An eight-foot tall and 70-foot long retaining wall must be constructed to make this lot buildable, however. Councilmember Tony Howard recommended Tollberg Homes extend a chain link fence to this retaining wall so nobody can fall off the wall.
The Coon Creek Watershed District has required two large rain gardens for this development. According to Carlberg, the watershed district’s rules have changed from the time the first addition of Hickory Meadows was constructed.
The rain gardens are so large that each will take up half of two front lawns, so four homeowners are responsible for maintaining their separate rain gardens, Carlberg said.
Councilmember Mike Knight envisioned a scenario in which neighbors got into a dispute because both are not equally contributing to the rain garden maintenance.
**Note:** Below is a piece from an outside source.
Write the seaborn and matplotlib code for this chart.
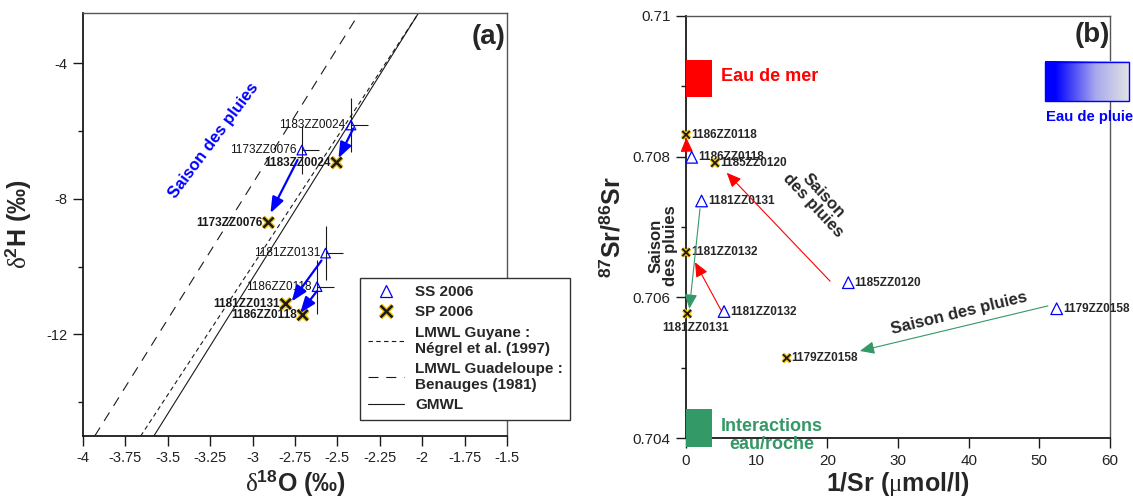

The city made it clear that the private parties are responsible and the realtor must make prospective homeowners aware of this.
Ramone wondered if the city can regulate the style and price level of house the developer plans to build.
Hanson said the city can regulate the size of lots and size of homes, but not its price.
The sketch plan area actually was planned for R-1 housing, but it will be rezoned to R-4. Carlberg said this is the same zoning for the Hickory Meadows development.
Andover requires lots to be a minimum of 2.5 acres in the R-1 zoning district. If the lots in Hickory Meadows 2nd Addition were divided equally and wetlands factored in, the size per lot is about one acre. The 75 lots on the 35 acres in Smith’s property would average out to 0.47 acres per lot.
Carlberg said the R-4 zoning district requires a minimum lot size of 11,400 square feet, which is about one-quarter of an acre.
Trude complimented Tollberg Homes for proposing good size lots that can have nice homes on them rather than doing the bare minimum in order to squeeze as many homes on the site as possible. She said the homes will have fabulous views of the creek.